Romantic: Napoleon Bonaparts, novelist? Written at the age of 26, shortly before his star began to rise in France's history, the secret love story that the French emperor kept among his prized personal possessions even during his final exile at St-Helena, is now being published.
Jane Aitken, director of Gallic, the book's publisher, said the book will show Napoleon to be "an accomplished writer of fiction".
"Although the piece of writing is short, it does cast an extraordinary light on Napoleon, who is someone we all think we know. We in Britain think of him as a military man, but here we see the romantic side to him."

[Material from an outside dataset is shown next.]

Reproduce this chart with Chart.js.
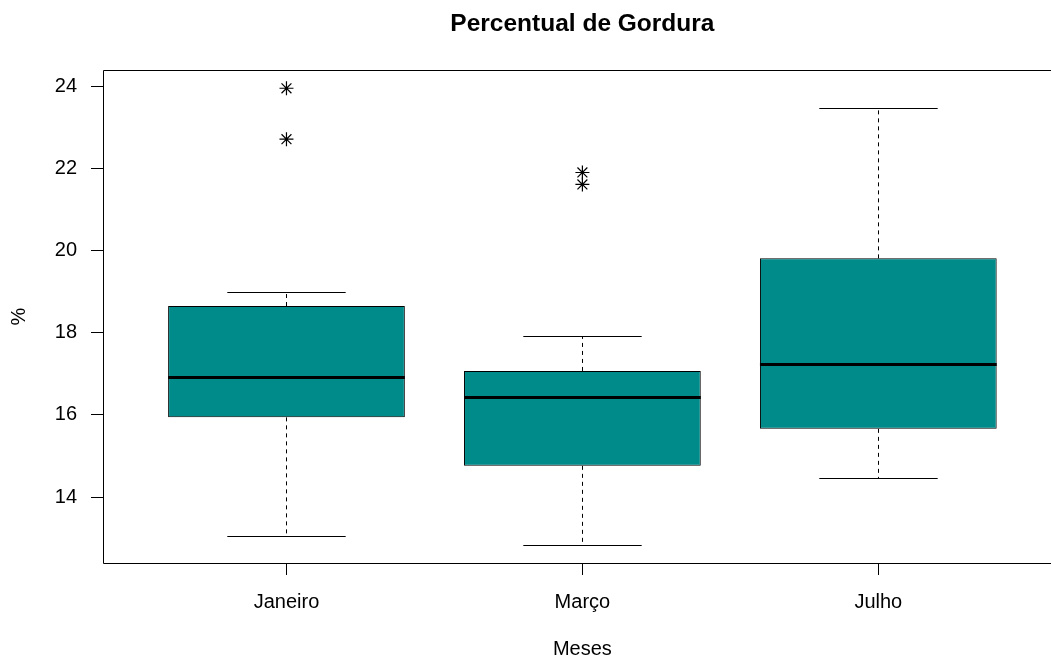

Anamatronic: Has Japan discovered the next step up from using television as an electronic babysitter for children? Witness their plan for robot teachers, "the perfect application for a robot":
Saya's steel skull is covered with fine latex cast from a female university student. Underneath, a system of 18 motors works like muscles to give her facial expressions including surprise, fear, disgust, anger, happiness and sadness.
The robot is able to talk, potentially in any language, move her head and respond to questions. She currently speaks around 300 phrases and has a vocabulary of 700 words and is programmed to respond to words and questions.
It is planned that the first robot teachers will be used in several classrooms where they will be operated by 'controller' teachers operating from a control centre.
Unsympathetic: A week before National Police Week, US President Obama's budget cuts target the Public Safety Officers' Death Benefits Program, reducing their funding from $110 million down to $60 million. "The program pays benefits of more than $300,000 to the survivors of a safety officer killed in the line of duty."
Autocratic: Germany's Constitutional Court ruled to uphold their 1993 law that limits the length of a person's name. Married people may not combine already-hyphenated names, but that's the least of their meddling:
Germany takes a highly regimented approach to naming. Children’s names must be approved by local authorities, and there is a reference work, the International Handbook of Forenames, to guide them. Jürgen Udolph, a University of Leipzig professor and head of the information center there that provides certificates of approval for names that have not yet made the official list, said that “the state has a responsibility to protect people from idiotic forenames.”
That responsibility is often tested in court. In 2003, an appellate court ruled that a boy could not be named “Anderson,” because it was a last name in Germany.
Judges Willie Makit, Jock Strapp and Dick Hurtz, could not be reached for comment.